When it comes to fees, you'll pay more annually at Betterment if you want to use unlimited CFP guidance (it charges a 0.65% fee for this). But you'll need less ($50,000) to work with a Vanguard Advisor.

Betterment invests funds into ETFs and cryptocurrencies, while Vanguard Personal Advisor offers ETFs and mutual funds . So Vanguard is better for those interested in trading mutual funds, and Betterment is better for investors interested in crypto. 

Betterment review

Vanguard Personal Advisor vs. Fidelity Personalized Planning & Advice

Vanguard and Fidelity Brokerage both offer an array of brokerage services in addition to portfolio management for higher-net-worth individuals. Both account types offer ongoing, one-on-one support from a financial advisor.

You can get unlimited one-on-one human advisor access with a Fidelity Go account of $25,000 or more. However, this also triggers a 0.35% annual advisory fee. Fidelity is the overall better option for smaller accounts. Plus, there is no minimum requirement or fee for balances under $25,000. Fidelity Go's mutual funds also have no expense ratios, transaction fees, or commissions. 

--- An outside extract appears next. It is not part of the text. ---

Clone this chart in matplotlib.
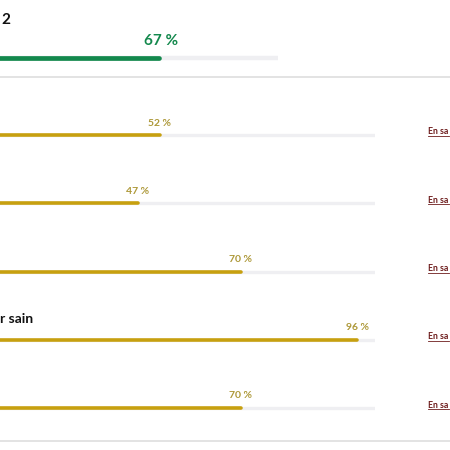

Vanguard Personal Advisor is the better choice if you're looking to invest in low-cost ETFs, which Fidelity Go doesn't offer. Vanguard also rewards higher account balances with lower fees, making it the stronger choice for investors with huge account balances. 

Fidelity investing review

Methodology: How We Reviewed Vanguard Personal Advisor 

We reviewed Vanguard Personal Advisor using Business Insider's rating methodology for investing platforms to examine account types, investment options, pricing, and overall customer experience when reviewing online brokerages. Brokerages are rated between 0 to 5. 

Online brokerages generally offer multiple assets, trading tools, educational resources, low fees, and more. While some brokerages are better for advanced/active investors, other platforms are better for beginner/passive investors. Vanguard Personal Advisor was evaluated with a focus on how it performs in each category.